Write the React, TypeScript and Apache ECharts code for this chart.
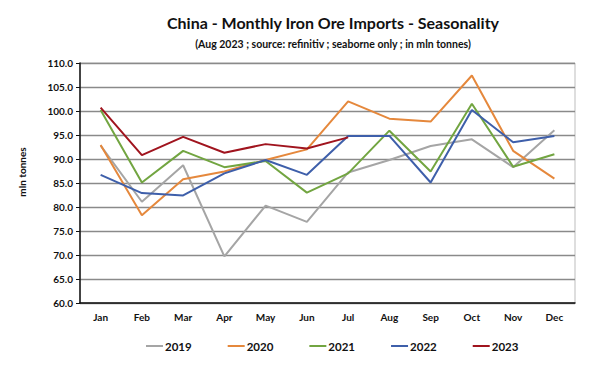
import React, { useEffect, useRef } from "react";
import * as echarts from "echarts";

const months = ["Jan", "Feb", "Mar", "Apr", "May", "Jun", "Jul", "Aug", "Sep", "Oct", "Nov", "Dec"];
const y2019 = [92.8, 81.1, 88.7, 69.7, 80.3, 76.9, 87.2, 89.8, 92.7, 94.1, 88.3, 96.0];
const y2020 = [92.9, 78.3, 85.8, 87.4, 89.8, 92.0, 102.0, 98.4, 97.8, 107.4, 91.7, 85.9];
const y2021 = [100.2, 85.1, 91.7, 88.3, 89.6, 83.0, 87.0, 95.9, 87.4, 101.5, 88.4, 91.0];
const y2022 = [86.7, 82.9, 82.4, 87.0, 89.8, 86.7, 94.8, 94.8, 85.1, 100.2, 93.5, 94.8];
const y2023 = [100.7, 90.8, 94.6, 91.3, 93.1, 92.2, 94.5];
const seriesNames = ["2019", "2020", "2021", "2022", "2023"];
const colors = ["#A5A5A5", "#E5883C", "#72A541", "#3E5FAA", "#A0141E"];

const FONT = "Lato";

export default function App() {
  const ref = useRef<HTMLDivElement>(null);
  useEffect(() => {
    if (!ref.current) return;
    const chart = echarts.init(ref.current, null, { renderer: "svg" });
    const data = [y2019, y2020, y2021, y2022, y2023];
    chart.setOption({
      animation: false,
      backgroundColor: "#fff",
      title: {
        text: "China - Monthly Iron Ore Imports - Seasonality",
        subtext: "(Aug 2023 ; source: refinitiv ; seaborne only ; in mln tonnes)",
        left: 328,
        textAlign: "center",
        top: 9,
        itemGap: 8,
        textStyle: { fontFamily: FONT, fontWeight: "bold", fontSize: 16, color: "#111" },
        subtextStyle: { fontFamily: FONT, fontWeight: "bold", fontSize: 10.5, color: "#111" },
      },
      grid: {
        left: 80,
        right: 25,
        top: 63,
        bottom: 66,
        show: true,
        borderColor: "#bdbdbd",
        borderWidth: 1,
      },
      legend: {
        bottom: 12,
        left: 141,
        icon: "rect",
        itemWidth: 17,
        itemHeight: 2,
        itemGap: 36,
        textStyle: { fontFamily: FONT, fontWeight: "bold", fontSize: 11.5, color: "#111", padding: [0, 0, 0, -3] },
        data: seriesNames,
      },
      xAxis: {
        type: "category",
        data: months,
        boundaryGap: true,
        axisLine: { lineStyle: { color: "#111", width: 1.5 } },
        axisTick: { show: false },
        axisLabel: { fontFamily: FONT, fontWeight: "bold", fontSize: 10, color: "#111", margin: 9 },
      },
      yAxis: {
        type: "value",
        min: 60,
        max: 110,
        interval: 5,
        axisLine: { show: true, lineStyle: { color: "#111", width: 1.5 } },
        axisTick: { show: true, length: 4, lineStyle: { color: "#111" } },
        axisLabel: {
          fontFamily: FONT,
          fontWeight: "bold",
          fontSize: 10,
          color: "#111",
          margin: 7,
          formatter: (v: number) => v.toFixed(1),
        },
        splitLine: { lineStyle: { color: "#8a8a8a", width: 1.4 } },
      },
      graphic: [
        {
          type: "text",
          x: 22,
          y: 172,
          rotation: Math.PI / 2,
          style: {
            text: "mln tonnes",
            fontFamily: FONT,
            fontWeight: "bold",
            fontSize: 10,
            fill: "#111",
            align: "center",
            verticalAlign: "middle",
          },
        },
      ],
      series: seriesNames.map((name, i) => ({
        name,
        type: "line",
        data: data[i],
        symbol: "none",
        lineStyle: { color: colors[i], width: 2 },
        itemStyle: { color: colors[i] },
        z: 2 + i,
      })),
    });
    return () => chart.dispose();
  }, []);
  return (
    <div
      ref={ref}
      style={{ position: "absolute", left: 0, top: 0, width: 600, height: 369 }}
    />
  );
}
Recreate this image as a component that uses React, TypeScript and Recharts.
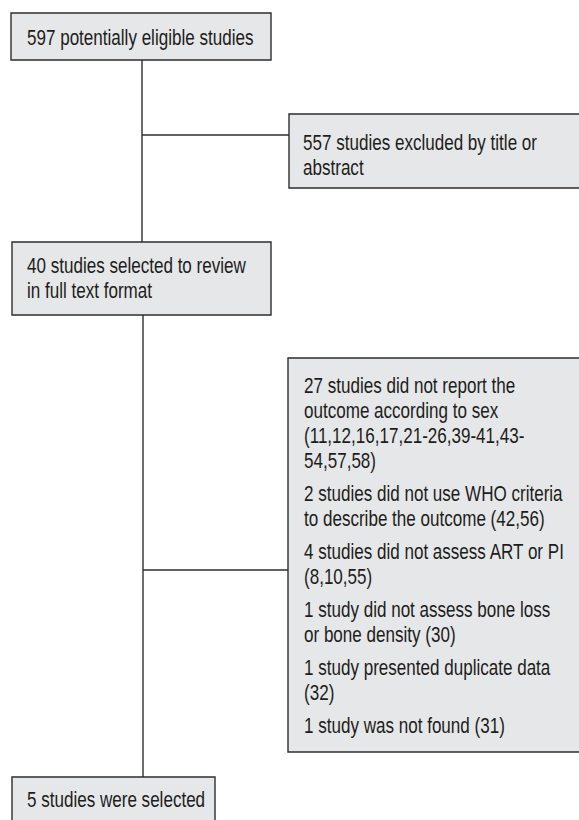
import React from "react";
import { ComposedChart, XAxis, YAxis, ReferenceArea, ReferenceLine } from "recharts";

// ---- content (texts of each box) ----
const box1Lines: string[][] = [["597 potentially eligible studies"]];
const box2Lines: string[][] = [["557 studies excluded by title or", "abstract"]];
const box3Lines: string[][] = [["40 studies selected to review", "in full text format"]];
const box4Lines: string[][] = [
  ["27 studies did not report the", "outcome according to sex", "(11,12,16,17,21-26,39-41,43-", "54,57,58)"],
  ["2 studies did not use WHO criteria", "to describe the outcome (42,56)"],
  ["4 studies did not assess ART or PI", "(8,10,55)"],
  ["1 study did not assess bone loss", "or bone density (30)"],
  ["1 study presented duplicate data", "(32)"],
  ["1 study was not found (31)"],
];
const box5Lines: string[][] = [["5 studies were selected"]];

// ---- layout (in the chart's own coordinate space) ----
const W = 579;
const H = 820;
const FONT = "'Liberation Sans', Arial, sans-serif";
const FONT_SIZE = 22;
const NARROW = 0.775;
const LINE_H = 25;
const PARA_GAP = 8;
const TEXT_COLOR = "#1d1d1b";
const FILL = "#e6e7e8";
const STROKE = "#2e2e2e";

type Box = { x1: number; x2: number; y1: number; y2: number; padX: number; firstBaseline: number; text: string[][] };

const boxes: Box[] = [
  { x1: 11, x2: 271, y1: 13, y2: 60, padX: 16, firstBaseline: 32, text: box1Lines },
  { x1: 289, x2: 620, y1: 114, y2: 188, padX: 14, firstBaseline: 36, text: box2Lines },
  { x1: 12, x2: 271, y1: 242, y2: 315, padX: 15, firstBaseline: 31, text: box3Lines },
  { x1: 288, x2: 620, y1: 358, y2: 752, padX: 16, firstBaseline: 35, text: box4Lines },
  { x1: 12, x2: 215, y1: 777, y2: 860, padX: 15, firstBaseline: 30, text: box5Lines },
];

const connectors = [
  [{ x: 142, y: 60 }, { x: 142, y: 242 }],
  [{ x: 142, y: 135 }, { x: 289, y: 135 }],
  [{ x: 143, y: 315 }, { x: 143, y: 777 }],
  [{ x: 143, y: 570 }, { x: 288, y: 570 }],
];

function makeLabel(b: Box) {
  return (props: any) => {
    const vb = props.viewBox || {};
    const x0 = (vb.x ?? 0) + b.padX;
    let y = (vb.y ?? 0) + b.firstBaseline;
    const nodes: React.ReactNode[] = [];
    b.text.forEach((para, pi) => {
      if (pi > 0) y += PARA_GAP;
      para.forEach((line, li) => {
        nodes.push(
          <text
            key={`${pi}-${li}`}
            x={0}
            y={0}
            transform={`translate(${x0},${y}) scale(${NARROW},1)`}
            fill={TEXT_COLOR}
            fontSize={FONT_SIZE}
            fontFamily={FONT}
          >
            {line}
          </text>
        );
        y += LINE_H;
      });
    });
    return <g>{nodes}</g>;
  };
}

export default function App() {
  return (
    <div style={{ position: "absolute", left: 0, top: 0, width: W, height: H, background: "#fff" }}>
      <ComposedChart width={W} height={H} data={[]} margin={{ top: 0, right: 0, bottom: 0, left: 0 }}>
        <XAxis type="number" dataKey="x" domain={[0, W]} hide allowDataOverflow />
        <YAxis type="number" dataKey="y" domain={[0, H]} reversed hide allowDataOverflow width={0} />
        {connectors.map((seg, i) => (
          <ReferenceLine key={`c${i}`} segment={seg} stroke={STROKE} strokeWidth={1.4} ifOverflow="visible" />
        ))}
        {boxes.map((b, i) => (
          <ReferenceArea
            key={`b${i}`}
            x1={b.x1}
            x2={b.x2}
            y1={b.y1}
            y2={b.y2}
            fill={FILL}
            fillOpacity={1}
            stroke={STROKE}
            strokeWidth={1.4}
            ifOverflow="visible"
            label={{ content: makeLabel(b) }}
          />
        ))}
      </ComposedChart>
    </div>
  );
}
__________________________________________________
● What you should do
Above are some records; extract exactly the lines from the one containing "Recreate this image" through the one containing "YAxis, ReferenceArea, ReferenceLine" and drop the pictures.

● Task solution
Recreate this image as a component that uses React, TypeScript and Recharts.
import React from "react";
import { ComposedChart, XAxis, YAxis, ReferenceArea, ReferenceLine } from "recharts";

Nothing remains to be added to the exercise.